Remaining: Per-serializer Write/Read / Node streams / C FILE* adapters. Analysis can still compare modes, but interpret with caution (documented in methodology).

4. Cross-language absolute ns comparisons (MEDIUM, conceptual)

Problem: Comparing Rust sonic-rs ns to Python orjson ns invites invalid conclusions (different heaps, GC, safety checks).

Mitigation: Reports group by language; effect sizes are within (language, data, mode). Papers should emphasize within-language ranks and normalized ratios, not absolute cross-runtime champions.

5. Fidelity is heuristic (LOW–MEDIUM)

Problem: Semantic equality via JSON/string compare loses datetime precision and Avro/protobuf field presence nuances.

Mitigation: Errors logged; fidelity score column present. For papers, define acceptance criteria per format family.

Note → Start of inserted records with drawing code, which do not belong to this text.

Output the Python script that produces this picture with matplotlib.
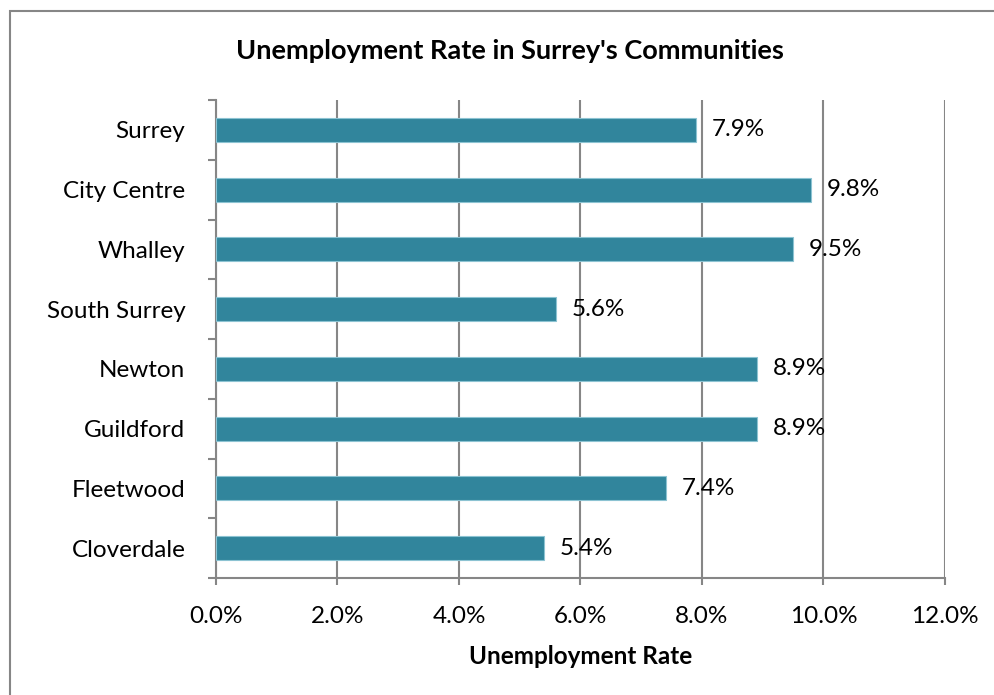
import matplotlib
matplotlib.use('Agg')
import matplotlib.pyplot as plt
from matplotlib.patches import Rectangle
from matplotlib.ticker import FuncFormatter, MultipleLocator
import numpy as np

# 数据
communities = ['Surrey', 'City Centre', 'Whalley', 'South Surrey',
               'Newton', 'Guildford', 'Fleetwood', 'Cloverdale']
rates = [7.9, 9.8, 9.5, 5.6, 8.9, 8.9, 7.4, 5.4]

plt.rcParams['font.family'] = ['Lato', 'DejaVu Sans']
FS = 17.5

fig = plt.figure(figsize=(9.95, 6.95), dpi=100)
W, H = 995, 695
ax = fig.add_axes([216 / W, 1 - 578 / H, (945 - 216) / W, (578 - 100) / H])

# 外框（右、下被裁掉）
fig.patches.append(Rectangle((10 / W, -0.05), 1.1, 1 - 11 / H + 0.05,
                             transform=fig.transFigure, fill=False,
                             edgecolor='#868686', linewidth=1.5))

y = np.arange(len(communities))
bars = ax.barh(y, rates, height=0.4, color='#31859C',
               edgecolor='#8cc3d2', linewidth=0.8, zorder=3)

for b, v in zip(bars, rates):
    ax.text(b.get_width() + 0.26, b.get_y() + b.get_height() / 2,
            f'{v:.1f}%', va='center', ha='left', fontsize=FS, zorder=4)

ax.set_xlim(0, 12)
ax.set_ylim(len(communities) - 0.5, -0.5)
ax.xaxis.set_major_locator(MultipleLocator(2))
ax.xaxis.set_major_formatter(FuncFormatter(lambda v, p: f'{v:.1f}%'))
ax.grid(axis='x', color='#868686', linewidth=1.5, zorder=0)

ax.set_yticks(y)
ax.set_yticklabels(communities)
ax.set_yticks(np.arange(-0.5, len(communities)), minor=True)
ax.tick_params(axis='y', which='major', length=0, pad=22, labelsize=FS)
ax.tick_params(axis='y', which='minor', length=6, width=1.5, color='#868686')
ax.tick_params(axis='x', length=5, width=1.5, color='#868686', pad=15, labelsize=FS)

for s in ['top', 'right']:
    ax.spines[s].set_visible(False)
for s in ['left', 'bottom']:
    ax.spines[s].set_color('#868686')
    ax.spines[s].set_linewidth(1.5)

ax.set_xlabel('Unemployment Rate', fontsize=FS, fontweight='bold', labelpad=13)
fig.text(510 / W, 1 - 51 / H, "Unemployment Rate in Surrey's Communities",
         ha='center', va='center', fontsize=19.5, fontweight='bold')

fig.savefig('out.png', dpi=100)
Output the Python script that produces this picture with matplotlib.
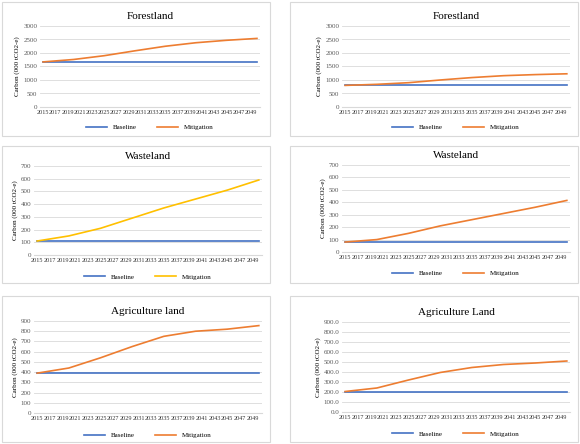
import matplotlib
matplotlib.use("Agg")
import matplotlib.pyplot as plt
from matplotlib.patches import Rectangle
import numpy as np

plt.rcParams['font.family'] = ['Liberation Serif', 'DejaVu Serif']

years = [2015, 2020, 2025, 2030, 2035, 2040, 2045, 2050]
tick_years = list(range(2015, 2050, 2))

fl_left_base = [1670] * 8
fl_left_mit = [1670, 1760, 1900, 2080, 2250, 2380, 2470, 2540]
fl_right_base = [800] * 8
fl_right_mit = [800, 840, 900, 1000, 1090, 1160, 1200, 1230]
wl_left_base = [110] * 8
wl_left_mit = [110, 150, 210, 290, 370, 440, 510, 590]
wl_right_base = [80] * 8
wl_right_mit = [80, 100, 150, 210, 260, 310, 360, 415]
al_left_base = [390] * 8
al_left_mit = [390, 440, 540, 650, 750, 800, 820, 855]
al_right_base = [205] * 8
al_right_mit = [205, 240, 320, 395, 445, 475, 490, 510]

panels = [
    ("Forestland", fl_left_base, fl_left_mit, 3000, 500, "{:.0f}", "#ED7D31", (2, 2, 270, 136), (38, 24, 258, 105)),
    ("Forestland", fl_right_base, fl_right_mit, 3000, 500, "{:.0f}", "#ED7D31", (310, 2, 578, 136), (52, 24, 280, 105)),
    ("Wasteland", wl_left_base, wl_left_mit, 700, 100, "{:.0f}", "#FFC000", (2, 146, 270, 283), (32, 20, 260, 109)),
    ("Wasteland", wl_right_base, wl_right_mit, 700, 100, "{:.0f}", "#ED7D31", (310, 146, 578, 283), (52, 19, 280, 106)),
    ("Agriculture land", al_left_base, al_left_mit, 900, 100, "{:.0f}", "#ED7D31", (2, 296, 270, 442), (32, 25, 260, 117)),
    ("Agriculture Land", al_right_base, al_right_mit, 900, 100, "{:.1f}", "#ED7D31", (310, 296, 578, 442), (52, 26, 280, 116)),
]

W, H = 580, 444
fig = plt.figure(figsize=(5.8, 4.44), dpi=100)
fig.patch.set_facecolor('white')

for title, base, mit, ymax, step, fmt, mc, box, ab in panels:
    bx0, by0, bx1, by1 = box
    if bx0 > 300:
        bx0 -= 20
    fig.patches.append(Rectangle((bx0 / W, 1 - by1 / H), (bx1 - bx0) / W, (by1 - by0) / H,
                                 transform=fig.transFigure, fill=False, ec='#D9D9D9', lw=0.8))
    ax0, ay0, ax1, ay1 = ab
    left = (bx0 + ax0) / W
    right = (bx0 + ax1) / W
    top = 1 - (by0 + ay0) / H
    bottom = 1 - (by0 + ay1) / H
    ax = fig.add_axes([left, bottom, right - left, top - bottom])
    ax.plot(years, base, color='#4472C4', lw=1.2, label='Baseline')
    ax.plot(years, mit, color=mc, lw=1.2, label='Mitigation')
    ax.set_xlim(2014.5, 2050.5)
    ax.set_ylim(0, ymax)
    yt = np.arange(0, ymax + 1, step)
    ax.set_yticks(yt)
    ax.set_yticklabels([fmt.format(v) for v in yt], fontsize=5, color='#595959')
    ax.set_xticks(tick_years)
    ax.set_xticklabels([str(y) for y in tick_years], fontsize=4.4, color='#333333')
    ax.grid(axis='y', color='#D9D9D9', lw=0.6)
    ax.set_axisbelow(True)
    for s in ['top', 'right', 'left']:
        ax.spines[s].set_visible(False)
    ax.spines['bottom'].set_color('#D9D9D9')
    ax.tick_params(length=0, pad=2)
    ax.set_ylabel("Carbon (000 tCO2-e)", fontsize=5, labelpad=2)
    ax.set_title(title, fontsize=8, pad=5)
    ax.legend(loc='upper center', bbox_to_anchor=(0.5, -0.14), ncol=2, frameon=False,
              fontsize=5, handlelength=3, columnspacing=3)

fig.savefig("out.png", dpi=100)
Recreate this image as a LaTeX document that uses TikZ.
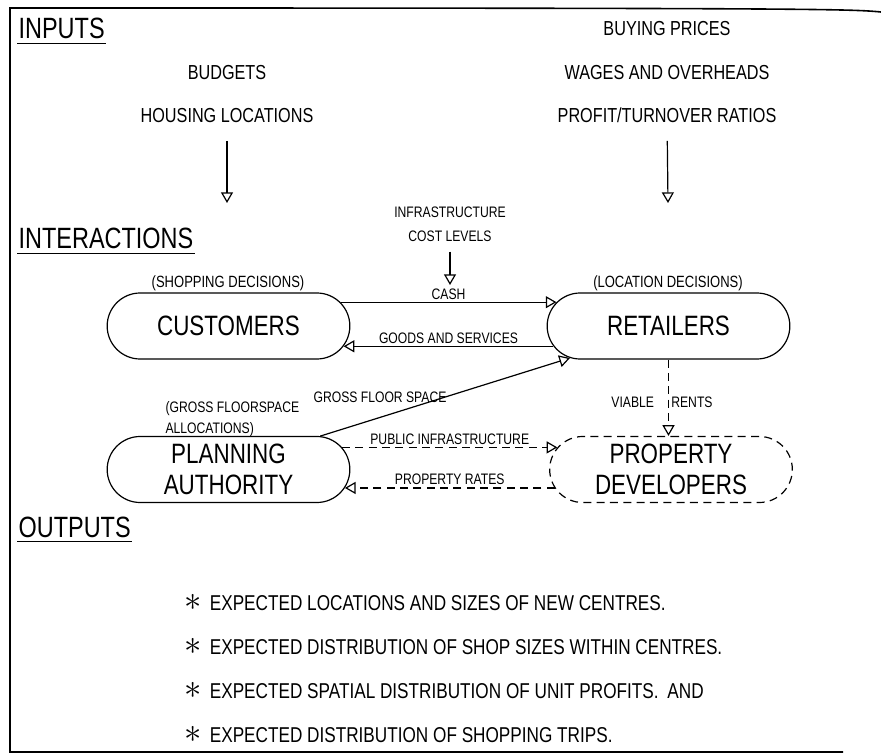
\documentclass[tikz,border=0pt]{standalone}
\usepackage{fontspec}
\setmainfont{Liberation Sans}[FakeStretch=0.8]
\usetikzlibrary{arrows.meta,shapes.misc}

\begin{document}
\begin{tikzpicture}[x=0.75pt,y=0.75pt,yscale=-1,xscale=1,
    line width=0.9pt,
    agent/.style={rounded rectangle, draw, minimum width=182pt, minimum height=49.5pt, inner sep=0pt, align=center, font=\fontsize{21}{23}\selectfont},
    head/.style={anchor=base west, inner xsep=0.75pt, inner ysep=3pt, font=\fontsize{22}{24}\selectfont},
    mid/.style={anchor=base, inner sep=0.75pt, font=\fontsize{15.2}{18}\selectfont},
    outitem/.style={anchor=base west, inner sep=0.75pt, font=\fontsize{16.1}{18}\selectfont},
    lbl/.style={anchor=base, inner sep=0.75pt, font=\fontsize{11.4}{16}\selectfont},
    declbl/.style={lbl, font=\fontsize{12.2}{16}\selectfont},
    flow/.style={-{Triangle[open,length=8pt,width=9pt]}},
    dsh/.style={dash pattern=on 6pt off 4pt}]
    \useasboundingbox (0,0) rectangle (881,755);

    % Frame
    \draw [line width=1.2pt] (881,12) .. controls (850,9) and (820,8) .. (10,8) -- (10,752) -- (843,752) ;

    % Text Node
    \node [head] (inputs) at (17,39) {INPUTS};
    \draw (inputs.south west) -- (inputs.south east) ;
    % Text Node
    \node [mid] (buying) at (667,36) {BUYING PRICES};
    % Text Node
    \node [mid] (budgets) at (227,80) {BUDGETS};
    % Text Node
    \node [mid] (wages) at (667,80) {WAGES AND OVERHEADS};
    % Text Node
    \node [mid] (housing) at (227,123) {HOUSING LOCATIONS};
    % Text Node
    \node [mid] (profit) at (667,123) {PROFIT/TURNOVER RATIOS};

    \coordinate (custin) at (227,203);
    \coordinate (retin) at (668,203);
    \draw [flow, shorten <=12pt] (housing) -- (custin) ;
    \draw [flow, shorten <=12pt] (profit) -- (retin) ;

    % Text Node
    \node [head] (interact) at (17,249) {INTERACTIONS};
    \draw (interact.south west) -- (interact.south east) ;
    % Text Node
    \node [lbl] (infra) at (450,218) {INFRASTRUCTURE};
    % Text Node
    \node [lbl] (cost) at (450,242) {COST LEVELS};
    \coordinate (costin) at (450,285);
    \draw [flow, shorten <=6pt] (cost) -- (costin) ;

    % Rounded Rect
    \node [agent] (cust) at (228.5,326) {CUSTOMERS};
    % Rounded Rect
    \node [agent] (ret) at (668.5,326) {RETAILERS};
    % Rounded Rect
    \node [agent] (plan) at (228.5,469.5) {PLANNING\\AUTHORITY};
    % Rounded Rect
    \node [agent, dsh] (prop) at (671,469.5) {PROPERTY\\DEVELOPERS};

    % Text Node
    \node [declbl] (shopdec) at (228,288) {(SHOPPING DECISIONS)};
    % Text Node
    \node [declbl] (locdec) at (668,288) {(LOCATION DECISIONS)};
    % Text Node
    \node [lbl, anchor=base west] (gfa1) at (164,412) {(GROSS FLOORSPACE};
    % Text Node
    \node [lbl, anchor=base west] (gfa2) at (164,433) {ALLOCATIONS)};

    % Straight Lines
    \draw [flow] (cust.12) -- node [lbl, above=1pt, anchor=south] (cash) {CASH} (ret.168) ;
    \draw [flow] (ret.190) -- node [lbl, above=1pt, anchor=south] (goods) {GOODS AND SERVICES} (cust.-10) ;
    \draw [flow] (plan.20) -- (ret.198) ;
    \node [lbl] (gfs) at (380,402) {GROSS FLOOR SPACE};
    \draw [flow, dsh] (ret.south) -- (ret.south |- prop.north) ;
    \node [lbl] (viable) at (662,407) {VIABLE\hspace{13pt}RENTS};
    \draw [flow, dsh] (plan.11) -- node [lbl, above=1pt, anchor=south] (pubinf) {PUBLIC INFRASTRUCTURE} (prop.169) ;
    \draw [flow, dsh] (prop.189) -- node [lbl, above=1pt, anchor=south] (rates) {PROPERTY RATES} (plan.-9) ;

    % Text Node
    \node [head] (outputs) at (17,537) {OUTPUTS};
    \draw (outputs.south west) -- (outputs.south east) ;
    % Text Node
    \node [outitem] (out1) at (183,610) {\scalebox{1.5}{$\ast$}\hspace{6pt}EXPECTED LOCATIONS AND SIZES OF NEW CENTRES.};
    % Text Node
    \node [outitem] (out2) at (183,654) {\scalebox{1.5}{$\ast$}\hspace{6pt}EXPECTED DISTRIBUTION OF SHOP SIZES WITHIN CENTRES.};
    % Text Node
    \node [outitem] (out3) at (183,698) {\scalebox{1.5}{$\ast$}\hspace{6pt}EXPECTED SPATIAL DISTRIBUTION OF UNIT PROFITS.\hspace{3pt} AND};
    % Text Node
    \node [outitem] (out4) at (183,742) {\scalebox{1.5}{$\ast$}\hspace{6pt}EXPECTED DISTRIBUTION OF SHOPPING TRIPS.};
\end{tikzpicture}
\end{document}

6. No environment pinning in default runs (MEDIUM)

Problem: Frequency scaling, noisy neighbors, and package versions affect latency tails.

Partial fix: Config has reproducibility.capture_environment; implement writers that dump environment.json (CPU model, governor, versions) beside logs — recommended before research mode runs.

7. Analysis dependencies not always installed (LOW)

Problem: numpy/plots require the analysis package install; CLI fails on bare Python.

Mitigation: Document pip install -e analysis/; tests live under analysis/tests/.

Improvements implemented immediately in this refactor

Improvement	Where
Master YAML config	`config/benchmark_config.yaml`
Scientific stats module	`analysis/src/benchmark_analysis/stats.py`
Multi-lang CLI	`analysis/src/benchmark_analysis/cli.py`
Parser `Language` + optional columns	`analysis/src/benchmark_analysis/parser.py`
Version compare report	`--compare-a` / `--compare-b`
Rust / C / JS harnesses + docs	`rust/`, `c/`, `javascript/`, `docs/*`
Orchestrator multi-lang	`scripts/run-all-benchmarks.sh`
Extensibility guide	`docs/architecture/ADDING_A_LANGUAGE.md`
Unit tests	`analysis/tests/`, `javascript/test/`, `python/tests/`
Methodology v2 section	`docs/analysis/ANALYSIS_METHODOLOGY.md`

Recommended next PRs (priority order)

Vendor real C libraries and replace stand-in codecs (blocks credible C paper section).
prost-build + rkyv derives on concrete Rust types from shared schema.
True stream implementations per language/library.
environment.json capture + document hardware/OS in every report header.
Bayesian hierarchical model (optional) for multi-run meta-analysis across machines.
Go + Java harnesses using the same contract (highest ecosystem value after C#/Python/Rust).
CI matrix running smoke for all five languages without requiring Docker for Python (local uv run path).

Bottom line

The repo is now a credible multi-language benchmark framework with statistics appropriate for a methods section. It is not yet a turnkey source of unadjusted "world champion serializer" tables: C stand-ins, intermediate Rust schema paths, and pseudo-stream modes must be fixed or explicitly scoped before claiming library-level superiority in a peer-reviewed venue. Use within-language, within-payload comparisons, report CIs and effect sizes, and treat cross-language numbers as exploratory.